What is Cluster Analysis?
Cluster analysis refers to algorithms that group similar objects into groups called clusters. The endpoint of cluster analysis is a set of clusters, where each cluster is distinct from each other cluster, and the objects within each cluster are broadly similar to each other. For example, in the scatterplot below, two clusters are shown, one by filled circles and one by unfilled circles.
The required data for cluster analysis
Typically, cluster analysis is performed on a table of raw data, where each row represents an object and the columns represent quantitative characteristic of the objects. These quantitative characteristics are called clustering variables. For example, in the table below there are 18 objects, and there are two clustering variables, x and y. Cluster analysis an also be performed using data in a distance matrix.
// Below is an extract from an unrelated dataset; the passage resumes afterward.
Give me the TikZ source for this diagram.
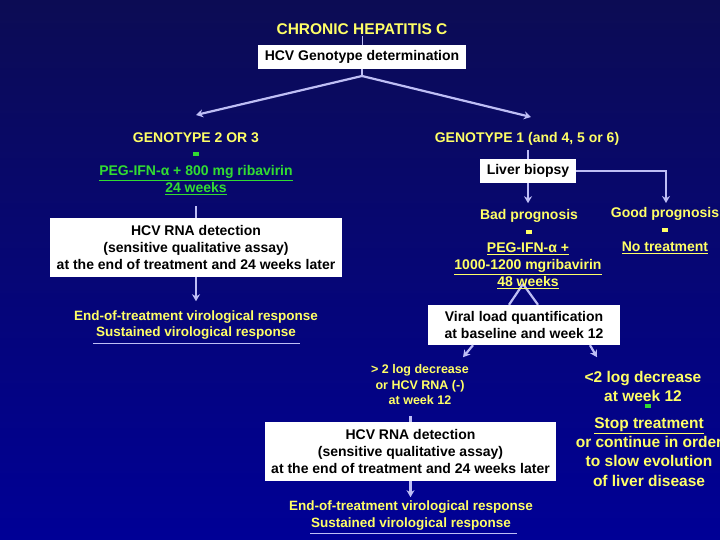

Why is cluster analysis used?
In the example above, it is easy to detect the existence of the clusters visually because the plot shows only two dimensions of data. Typically, cluster analysis is performed when the data is performed with high-dimensional data (e.g., 30 variables), where there is no good way to visualize all the data.
The outputs from k-means cluster analysis
The main output from cluster analysis is a table showing the mean values of each cluster on the clustering variables. The table of means for the data examined in this article is shown below.
A second output shows which object has been classified into which cluster, as shown below. Other outputs include plots and diagnostics designed to assess how much variation exists within and between clusters.
Cluster analysis algorithms
Cluster analysis is a computationally hard problem. For most real-world problems, computers are not able to examine all the possible ways in which objects can be grouped into clusters. Thousands of algorithms have been developed that attempt to provide approximate solutions to the problem. The three main ones are:
- Hierarchical clustering. This technique starts by treating each object as a separate cluster. Then, it repeatedly executes the following two steps: (1) identify the two clusters that are closest together, and (2) merge the two most similar clusters. This continues until all the clusters are merged together.
Try your own Hierarchical Cluster Analysis
- k-means cluster analysis. This technique requires the user to specify a required number of clusters. Initially, observations are allocated to clusters using some arbitrary process (e.g., randomly). Then, the cluster means are computed, and objects are allocated to the closest cluster. These last two steps are repeated until the clusters do not change.
- Latent class analysis. In terms of process, this is like k-means, except that it can be used with both numeric and non-numeric data.